Skip any picture you find and retype all the remaining lines exactly.
── COLLECTED DATA ──
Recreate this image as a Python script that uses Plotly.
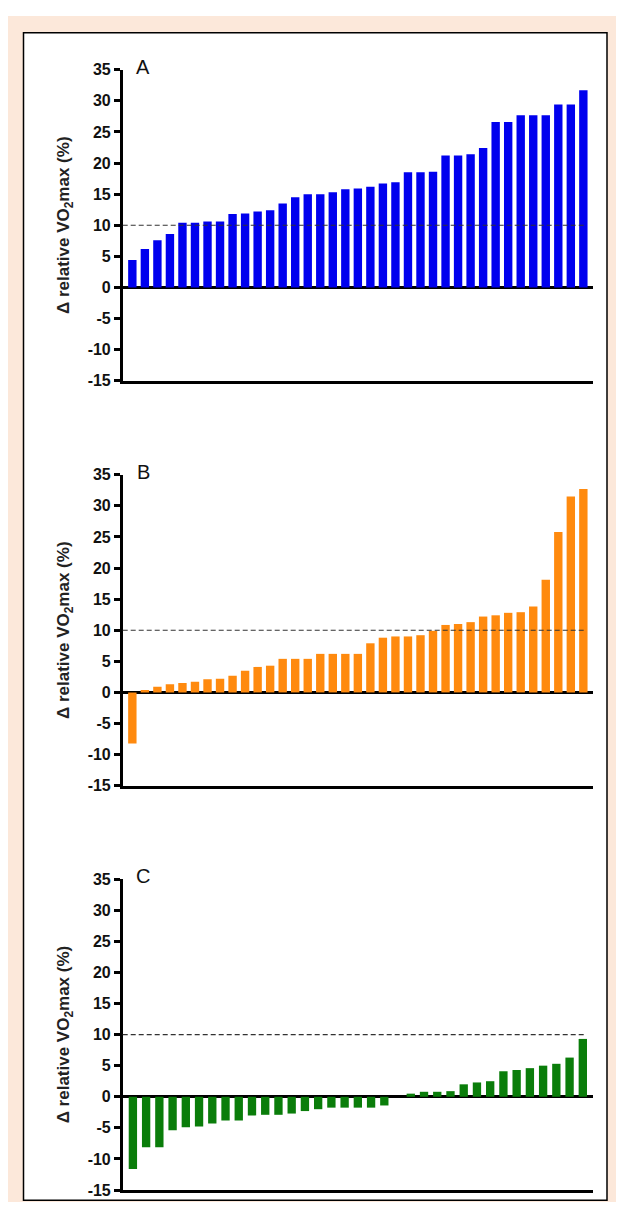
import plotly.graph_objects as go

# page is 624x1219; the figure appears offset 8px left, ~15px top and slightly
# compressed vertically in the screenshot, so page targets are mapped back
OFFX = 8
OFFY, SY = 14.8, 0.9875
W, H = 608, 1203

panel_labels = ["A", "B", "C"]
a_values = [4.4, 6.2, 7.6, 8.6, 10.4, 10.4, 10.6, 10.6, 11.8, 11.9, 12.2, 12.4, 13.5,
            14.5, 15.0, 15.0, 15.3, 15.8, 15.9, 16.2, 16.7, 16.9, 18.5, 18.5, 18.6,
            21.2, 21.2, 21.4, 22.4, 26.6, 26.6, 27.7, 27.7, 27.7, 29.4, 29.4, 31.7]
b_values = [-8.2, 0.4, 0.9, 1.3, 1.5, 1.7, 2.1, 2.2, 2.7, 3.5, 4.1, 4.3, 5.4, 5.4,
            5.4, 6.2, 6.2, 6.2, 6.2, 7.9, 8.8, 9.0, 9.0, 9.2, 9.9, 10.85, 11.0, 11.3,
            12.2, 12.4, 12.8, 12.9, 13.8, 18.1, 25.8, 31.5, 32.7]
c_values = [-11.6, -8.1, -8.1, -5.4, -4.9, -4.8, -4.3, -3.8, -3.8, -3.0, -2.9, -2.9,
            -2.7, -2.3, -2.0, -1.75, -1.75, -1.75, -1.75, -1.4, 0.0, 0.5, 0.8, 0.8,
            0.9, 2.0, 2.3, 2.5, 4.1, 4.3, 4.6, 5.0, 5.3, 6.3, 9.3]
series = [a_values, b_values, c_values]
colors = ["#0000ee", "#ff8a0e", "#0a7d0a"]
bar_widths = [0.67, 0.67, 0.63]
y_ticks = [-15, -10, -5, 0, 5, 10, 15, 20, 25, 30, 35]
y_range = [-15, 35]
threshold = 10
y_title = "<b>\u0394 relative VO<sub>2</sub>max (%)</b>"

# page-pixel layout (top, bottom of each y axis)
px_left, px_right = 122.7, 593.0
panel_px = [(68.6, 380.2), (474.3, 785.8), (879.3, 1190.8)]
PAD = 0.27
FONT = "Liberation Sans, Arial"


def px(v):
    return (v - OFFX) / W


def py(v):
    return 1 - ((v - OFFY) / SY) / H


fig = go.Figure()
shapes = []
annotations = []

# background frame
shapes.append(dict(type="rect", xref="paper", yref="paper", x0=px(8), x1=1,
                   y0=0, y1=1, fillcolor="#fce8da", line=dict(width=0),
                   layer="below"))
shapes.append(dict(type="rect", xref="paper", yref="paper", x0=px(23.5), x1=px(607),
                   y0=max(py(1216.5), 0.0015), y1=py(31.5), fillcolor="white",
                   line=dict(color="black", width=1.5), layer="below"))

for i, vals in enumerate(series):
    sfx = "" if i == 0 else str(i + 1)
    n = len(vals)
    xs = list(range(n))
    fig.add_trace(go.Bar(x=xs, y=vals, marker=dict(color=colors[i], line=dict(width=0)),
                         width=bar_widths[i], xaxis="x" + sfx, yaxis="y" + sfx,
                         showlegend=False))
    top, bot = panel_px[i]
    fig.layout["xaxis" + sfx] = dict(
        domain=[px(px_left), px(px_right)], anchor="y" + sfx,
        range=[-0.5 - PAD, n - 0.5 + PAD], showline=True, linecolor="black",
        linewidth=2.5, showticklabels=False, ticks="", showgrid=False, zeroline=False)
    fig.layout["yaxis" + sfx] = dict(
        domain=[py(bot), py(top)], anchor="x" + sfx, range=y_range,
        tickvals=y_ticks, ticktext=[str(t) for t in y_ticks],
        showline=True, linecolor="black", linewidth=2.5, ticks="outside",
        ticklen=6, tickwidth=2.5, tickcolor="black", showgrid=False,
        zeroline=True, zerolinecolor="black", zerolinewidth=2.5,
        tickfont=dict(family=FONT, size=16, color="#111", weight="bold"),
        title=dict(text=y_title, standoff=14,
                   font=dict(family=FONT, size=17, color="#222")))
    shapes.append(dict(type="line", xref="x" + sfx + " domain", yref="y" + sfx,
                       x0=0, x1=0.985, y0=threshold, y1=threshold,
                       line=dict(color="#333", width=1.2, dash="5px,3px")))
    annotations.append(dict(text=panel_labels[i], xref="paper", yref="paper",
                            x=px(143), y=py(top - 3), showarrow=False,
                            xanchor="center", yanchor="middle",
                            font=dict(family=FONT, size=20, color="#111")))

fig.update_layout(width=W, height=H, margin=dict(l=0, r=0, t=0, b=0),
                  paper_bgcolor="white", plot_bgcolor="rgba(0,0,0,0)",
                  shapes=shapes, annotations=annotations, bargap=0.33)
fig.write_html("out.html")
───
• SOLUTION FOR THIS TASK:
Recreate this image as a Python script that uses Plotly.
import plotly.graph_objects as go

# page is 624x1219; the figure appears offset 8px left, ~15px top and slightly
# compressed vertically in the screenshot, so page targets are mapped back
OFFX = 8
OFFY, SY = 14.8, 0.9875
W, H = 608, 1203

panel_labels = ["A", "B", "C"]
a_values = [4.4, 6.2, 7.6, 8.6, 10.4, 10.4, 10.6, 10.6, 11.8, 11.9, 12.2, 12.4, 13.5,
            14.5, 15.0, 15.0, 15.3, 15.8, 15.9, 16.2, 16.7, 16.9, 18.5, 18.5, 18.6,
            21.2, 21.2, 21.4, 22.4, 26.6, 26.6, 27.7, 27.7, 27.7, 29.4, 29.4, 31.7]
b_values = [-8.2, 0.4, 0.9, 1.3, 1.5, 1.7, 2.1, 2.2, 2.7, 3.5, 4.1, 4.3, 5.4, 5.4,
            5.4, 6.2, 6.2, 6.2, 6.2, 7.9, 8.8, 9.0, 9.0, 9.2, 9.9, 10.85, 11.0, 11.3,
            12.2, 12.4, 12.8, 12.9, 13.8, 18.1, 25.8, 31.5, 32.7]
c_values = [-11.6, -8.1, -8.1, -5.4, -4.9, -4.8, -4.3, -3.8, -3.8, -3.0, -2.9, -2.9,
            -2.7, -2.3, -2.0, -1.75, -1.75, -1.75, -1.75, -1.4, 0.0, 0.5, 0.8, 0.8,
            0.9, 2.0, 2.3, 2.5, 4.1, 4.3, 4.6, 5.0, 5.3, 6.3, 9.3]
series = [a_values, b_values, c_values]
colors = ["#0000ee", "#ff8a0e", "#0a7d0a"]
bar_widths = [0.67, 0.67, 0.63]
y_ticks = [-15, -10, -5, 0, 5, 10, 15, 20, 25, 30, 35]
y_range = [-15, 35]
threshold = 10
y_title = "<b>\u0394 relative VO<sub>2</sub>max (%)</b>"

# page-pixel layout (top, bottom of each y axis)
px_left, px_right = 122.7, 593.0
panel_px = [(68.6, 380.2), (474.3, 785.8), (879.3, 1190.8)]
PAD = 0.27
FONT = "Liberation Sans, Arial"


def px(v):
    return (v - OFFX) / W


def py(v):
    return 1 - ((v - OFFY) / SY) / H


fig = go.Figure()
shapes = []
annotations = []

# background frame
shapes.append(dict(type="rect", xref="paper", yref="paper", x0=px(8), x1=1,
                   y0=0, y1=1, fillcolor="#fce8da", line=dict(width=0),
                   layer="below"))
shapes.append(dict(type="rect", xref="paper", yref="paper", x0=px(23.5), x1=px(607),
                   y0=max(py(1216.5), 0.0015), y1=py(31.5), fillcolor="white",
                   line=dict(color="black", width=1.5), layer="below"))

for i, vals in enumerate(series):
    sfx = "" if i == 0 else str(i + 1)
    n = len(vals)
    xs = list(range(n))
    fig.add_trace(go.Bar(x=xs, y=vals, marker=dict(color=colors[i], line=dict(width=0)),
                         width=bar_widths[i], xaxis="x" + sfx, yaxis="y" + sfx,
                         showlegend=False))
    top, bot = panel_px[i]
    fig.layout["xaxis" + sfx] = dict(
        domain=[px(px_left), px(px_right)], anchor="y" + sfx,
        range=[-0.5 - PAD, n - 0.5 + PAD], showline=True, linecolor="black",
        linewidth=2.5, showticklabels=False, ticks="", showgrid=False, zeroline=False)
    fig.layout["yaxis" + sfx] = dict(
        domain=[py(bot), py(top)], anchor="x" + sfx, range=y_range,
        tickvals=y_ticks, ticktext=[str(t) for t in y_ticks],
        showline=True, linecolor="black", linewidth=2.5, ticks="outside",
        ticklen=6, tickwidth=2.5, tickcolor="black", showgrid=False,
        zeroline=True, zerolinecolor="black", zerolinewidth=2.5,
        tickfont=dict(family=FONT, size=16, color="#111", weight="bold"),
        title=dict(text=y_title, standoff=14,
                   font=dict(family=FONT, size=17, color="#222")))
    shapes.append(dict(type="line", xref="x" + sfx + " domain", yref="y" + sfx,
                       x0=0, x1=0.985, y0=threshold, y1=threshold,
                       line=dict(color="#333", width=1.2, dash="5px,3px")))
    annotations.append(dict(text=panel_labels[i], xref="paper", yref="paper",
                            x=px(143), y=py(top - 3), showarrow=False,
                            xanchor="center", yanchor="middle",
                            font=dict(family=FONT, size=20, color="#111")))

fig.update_layout(width=W, height=H, margin=dict(l=0, r=0, t=0, b=0),
                  paper_bgcolor="white", plot_bgcolor="rgba(0,0,0,0)",
                  shapes=shapes, annotations=annotations, bargap=0.33)
fig.write_html("out.html")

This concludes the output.